[Records from a data collection]
● ● ● ● ● ● ●

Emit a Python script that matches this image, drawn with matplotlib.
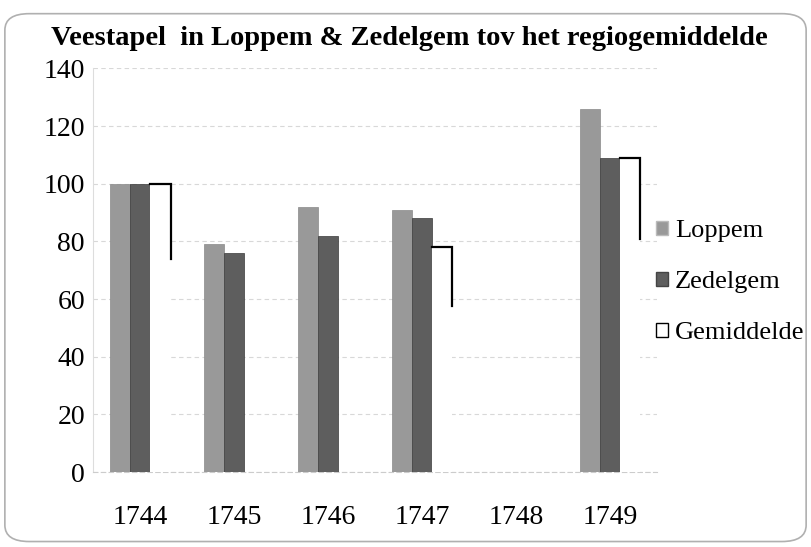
import numpy as np
import matplotlib.pyplot as plt
from matplotlib.patches import FancyBboxPatch, Patch

plt.rcParams['font.family'] = ['Liberation Serif', 'DejaVu Serif']

jaren = ['1744', '1745', '1746', '1747', '1748', '1749']
loppem = [100, 79, 92, 91, np.nan, 126]
zedelgem = [100, 76, 82, 88, np.nan, 109]
gemiddelde = [100, np.nan, np.nan, 78, np.nan, 109]

fig = plt.figure(figsize=(8.11, 5.47), dpi=100)
# afgeronde rand rond de grafiek
fig.patches.append(FancyBboxPatch((0.006, 0.01), 0.988, 0.965, boxstyle='round,pad=0,rounding_size=0.03',
                                  transform=fig.transFigure, fill=False, ec='#b0b0b0', lw=1.2))
ax = fig.add_axes([0.115, 0.137, 0.695, 0.738])

x = np.arange(len(jaren))
w = 0.215
ax.bar(x - w, loppem, w, color='#999999', edgecolor='#8a8a8a', lw=0.5, zorder=3)
ax.bar(x, zedelgem, w, color='#5e5e5e', edgecolor='#3a3a3a', lw=0.5, zorder=3)
gem = ax.bar(x + w, gemiddelde, w, color='white', edgecolor='none', zorder=3)
# alleen boven- en rechterrand zichtbaar (scan)
for p, v in zip(gem.patches, gemiddelde):
    if np.isnan(v):
        continue
    x0, x1 = p.get_x(), p.get_x() + p.get_width()
    ax.plot([x0, x1, x1], [v, v, v * 0.74], color='black', lw=1.6, zorder=4, solid_joinstyle='miter')

ax.set_ylim(0, 140)
ax.set_xlim(-0.5, len(jaren) - 0.5)
ax.set_yticks(range(0, 141, 20))
ax.set_xticks(x)
ax.set_xticklabels(jaren)
ax.tick_params(labelsize=20, length=0)
ax.tick_params(axis='x', pad=24)
ax.tick_params(axis='y', pad=6)
ax.grid(axis='y', color='#d8d8d8', ls=(0, (4, 3)), lw=0.8, zorder=0)
for s in ['top', 'right']:
    ax.spines[s].set_visible(False)
ax.spines['left'].set_color('#dddddd')
ax.spines['bottom'].set_color('#cccccc')
ax.spines['bottom'].set_linestyle((0, (4, 3)))

handles = [Patch(fc='#999999', ec='#bbbbbb'), Patch(fc='#5e5e5e', ec='#444444'), Patch(fc='white', ec='black')]
fig.legend(handles, ['Loppem', 'Zedelgem', 'Gemiddelde'], loc='center left', bbox_to_anchor=(0.793, 0.484),
           frameon=False, fontsize=19, handlelength=0.45, handleheight=0.45, handletextpad=0.25,
           labelspacing=1.1, borderpad=0)

fig.text(0.505, 0.93, 'Veestapel  in Loppem & Zedelgem tov het regiogemiddelde', ha='center', va='center',
         fontsize=20.5, fontweight='bold')

fig.savefig('out.png', dpi=100)
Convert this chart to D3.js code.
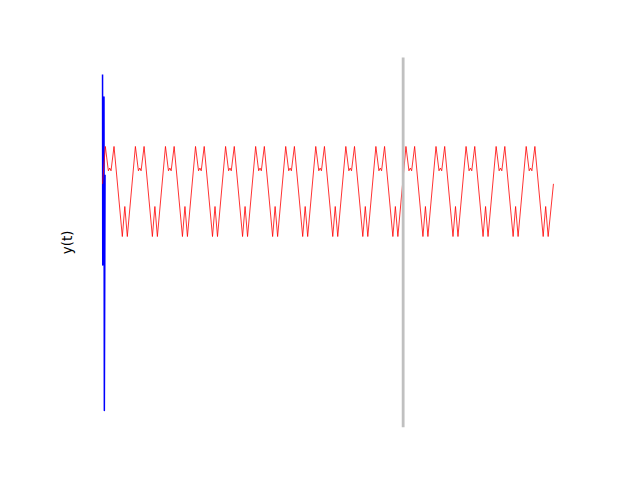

● ● ● ● ● ● ●

Your instructions
Exactly reproduce the run of lines from the start of the listing through the line with "plt.rcParams['font.family'] = ['Liberation", inclusive; pictures are not copied.

Task solution
Emit a Python script that matches this image, drawn with matplotlib.
import numpy as np
import matplotlib.pyplot as plt
from matplotlib.patches import FancyBboxPatch, Patch

plt.rcParams['font.family'] = ['Liberation Serif', 'DejaVu Serif']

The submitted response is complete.